>> start

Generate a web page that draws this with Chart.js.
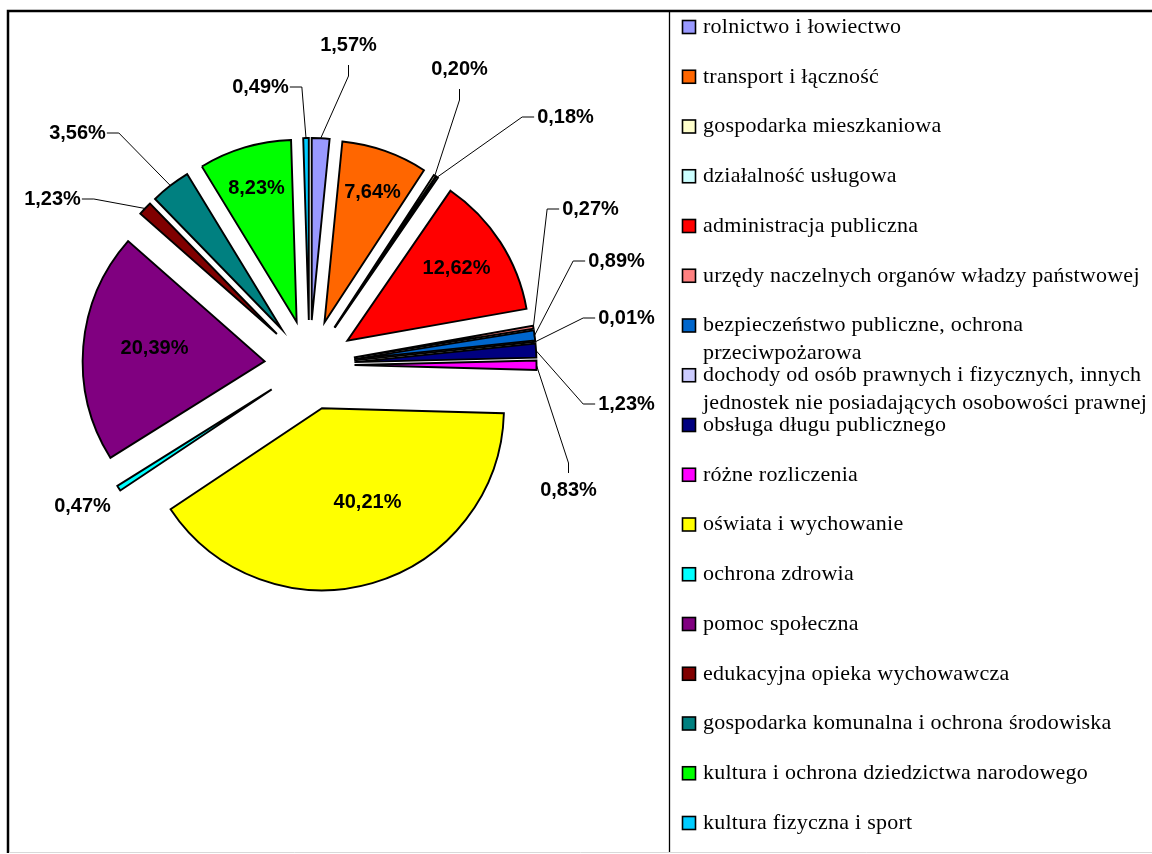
<!DOCTYPE html>
<html>
<head>
<meta charset="utf-8">
<script src="https://cdn.jsdelivr.net/npm/chart.js@4.4.1/dist/chart.umd.min.js"></script>
<style>
  html, body { margin: 0; padding: 0; background: #fff; }
  #wrap { width: 1152px; height: 854px; position: relative; }
</style>
</head>
<body>
<div id="wrap"><canvas id="pieChart"></canvas></div>
<script>
// dane
const kategorie = [
  'rolnictwo i łowiectwo',
  'transport i łączność',
  'gospodarka mieszkaniowa',
  'działalność usługowa',
  'administracja publiczna',
  'urzędy naczelnych organów władzy państwowej',
  'bezpieczeństwo publiczne, ochrona przeciwpożarowa',
  'dochody od osób prawnych i fizycznych, innych jednostek nie posiadających osobowości prawnej',
  'obsługa długu publicznego',
  'różne rozliczenia',
  'oświata i wychowanie',
  'ochrona zdrowia',
  'pomoc społeczna',
  'edukacyjna opieka wychowawcza',
  'gospodarka komunalna i ochrona środowiska',
  'kultura i ochrona dziedzictwa narodowego',
  'kultura fizyczna i sport'
];
const udzialy = [1.57, 7.64, 0.20, 0.18, 12.62, 0.27, 0.89, 0.01, 1.23, 0.83, 40.21, 0.47, 20.39, 1.23, 3.56, 8.23, 0.49];
const kolory = ['#9999FF', '#FF6600', '#FFFFCC', '#CCFFFF', '#FF0000', '#FF8080', '#0066CC', '#CCCCFF',
  '#000080', '#FF00FF', '#FFFF00', '#00FFFF', '#800080', '#800000', '#008080', '#00FF00', '#00CCFF'];

// wygląd
const EXPLODE = 45;
// położenie etykiet względem środka koła
const polozenie = [
  [39, -320], [63, -173], [150, -296], [256, -248], [147, -97], [281, -156], [307, -104],
  [317, -47], [317, 39], [259, 125], [58, 137], [-227, 141], [-155, -17], [-257, -166],
  [-232, -232], [-53, -177], [-49, -278]
];
// linie odniesienia: L - od lewej, R - od prawej, B - od dołu, T - od góry
const linie = ['B', null, 'B', 'L', null, 'L', 'L', 'L', 'L', 'T', null, null, null, 'R', 'R', null, 'R'];

const fmt = v => v.toFixed(2).replace('.', ',') + '%';

const rozsuniecie = {
  id: 'rozsuniecie',
  beforeDatasetDraw(chart, args) {
    const ctx = chart.ctx;
    args.meta.data.forEach(arc => {
      const mid = (arc.startAngle + arc.endAngle) / 2;
      ctx.save();
      ctx.translate(Math.cos(mid) * EXPLODE, Math.sin(mid) * EXPLODE);
      arc.draw(ctx);
      ctx.restore();
    });
    return false;
  }
};

const etykiety = {
  id: 'etykiety',
  afterDatasetsDraw(chart) {
    const ctx = chart.ctx;
    const arcs = chart.getDatasetMeta(0).data;
    ctx.save();
    ctx.font = 'bold 20px "Liberation Sans", Arial, sans-serif';
    ctx.fillStyle = '#000';
    ctx.strokeStyle = '#000';
    ctx.lineWidth = 1;
    ctx.textAlign = 'center';
    ctx.textBaseline = 'middle';
    arcs.forEach((arc, i) => {
      const tekst = fmt(udzialy[i]);
      const lx = arc.x + polozenie[i][0];
      const ly = arc.y + polozenie[i][1];
      const typ = linie[i];
      if (typ) {
        const mid = (arc.startAngle + arc.endAngle) / 2;
        const tx = arc.x + Math.cos(mid) * (EXPLODE + arc.outerRadius);
        const ty = arc.y + Math.sin(mid) * (EXPLODE + arc.outerRadius);
        const w = ctx.measureText(tekst).width;
        let sx = lx, sy = ly, ex = lx, ey = ly;
        if (typ === 'L') { sx = lx - w / 2 - 3; ex = sx - 12; }
        if (typ === 'R') { sx = lx + w / 2 + 1; ex = sx + 12; }
        if (typ === 'B') { sy = ly + 20; ey = sy + 11; }
        if (typ === 'T') { sy = ly - 17; ey = sy - 10; }
        ctx.beginPath();
        ctx.moveTo(sx, sy);
        ctx.lineTo(ex, ey);
        ctx.lineTo(tx, ty);
        ctx.stroke();
      }
      ctx.fillText(tekst, lx, ly);
    });
    ctx.restore();
  }
};

function zawin(ctx, tekst, maxW) {
  const slowa = tekst.split(' ');
  const wynik = [];
  let akt = '';
  slowa.forEach(s => {
    const prob = akt ? akt + ' ' + s : s;
    if (ctx.measureText(prob).width > maxW && akt) {
      wynik.push(akt);
      akt = s;
    } else {
      akt = prob;
    }
  });
  wynik.push(akt);
  return wynik;
}

const legenda = {
  id: 'legenda',
  afterDraw(chart) {
    const ctx = chart.ctx;
    ctx.save();
    // ramka
    ctx.strokeStyle = '#000';
    ctx.lineWidth = 2.5;
    ctx.beginPath();
    ctx.moveTo(8, 853); ctx.lineTo(8, 11); ctx.lineTo(1152, 11);
    ctx.stroke();
    ctx.lineWidth = 1.3;
    ctx.beginPath();
    ctx.moveTo(669.5, 11); ctx.lineTo(669.5, 853);
    ctx.stroke();
    ctx.strokeStyle = '#d9d9d9';
    ctx.lineWidth = 1;
    ctx.beginPath();
    ctx.moveTo(9, 852.5); ctx.lineTo(1152, 852.5);
    ctx.stroke();

    ctx.font = '22px "Liberation Serif", "Times New Roman", serif';
    ctx.letterSpacing = '0.25px';
    ctx.textBaseline = 'middle';
    ctx.textAlign = 'left';
    kategorie.forEach((nazwa, i) => {
      const yc = 27 + i * 49.75;
      ctx.fillStyle = kolory[i];
      ctx.fillRect(682.5, yc - 6.5, 13, 13);
      ctx.strokeStyle = '#000';
      ctx.lineWidth = 1.6;
      ctx.strokeRect(682.5, yc - 6.5, 13, 13);
      ctx.fillStyle = '#000';
      zawin(ctx, nazwa, 446).forEach((l, k) => ctx.fillText(l, 703, yc + k * 27.5));
    });
    ctx.restore();
  }
};

new Chart(document.getElementById('pieChart'), {
  type: 'pie',
  data: {
    labels: kategorie,
    datasets: [{
      data: udzialy,
      backgroundColor: kolory,
      borderColor: '#000',
      borderWidth: 1.9,
      borderJoinStyle: 'miter'
    }]
  },
  options: {
    responsive: true,
    maintainAspectRatio: false,
    animation: false,
    radius: 182,
    layout: { padding: { left: 20, right: 553, top: 20, bottom: 144 } },
    plugins: {
      legend: { display: false },
      tooltip: { enabled: false }
    }
  },
  plugins: [rozsuniecie, etykiety, legenda]
});
</script>
</body>
</html>
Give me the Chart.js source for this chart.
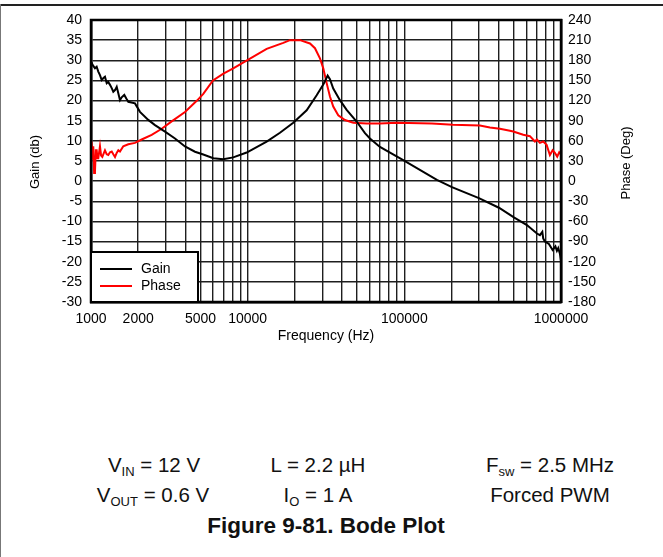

>> end

_EXERCISE TASK_.
Write down every line of the data above that includes the string "this".

_ANSWER TO THE PROBLEM_.
Generate a web page that draws this with Chart.js.
Give me the Chart.js source for this chart.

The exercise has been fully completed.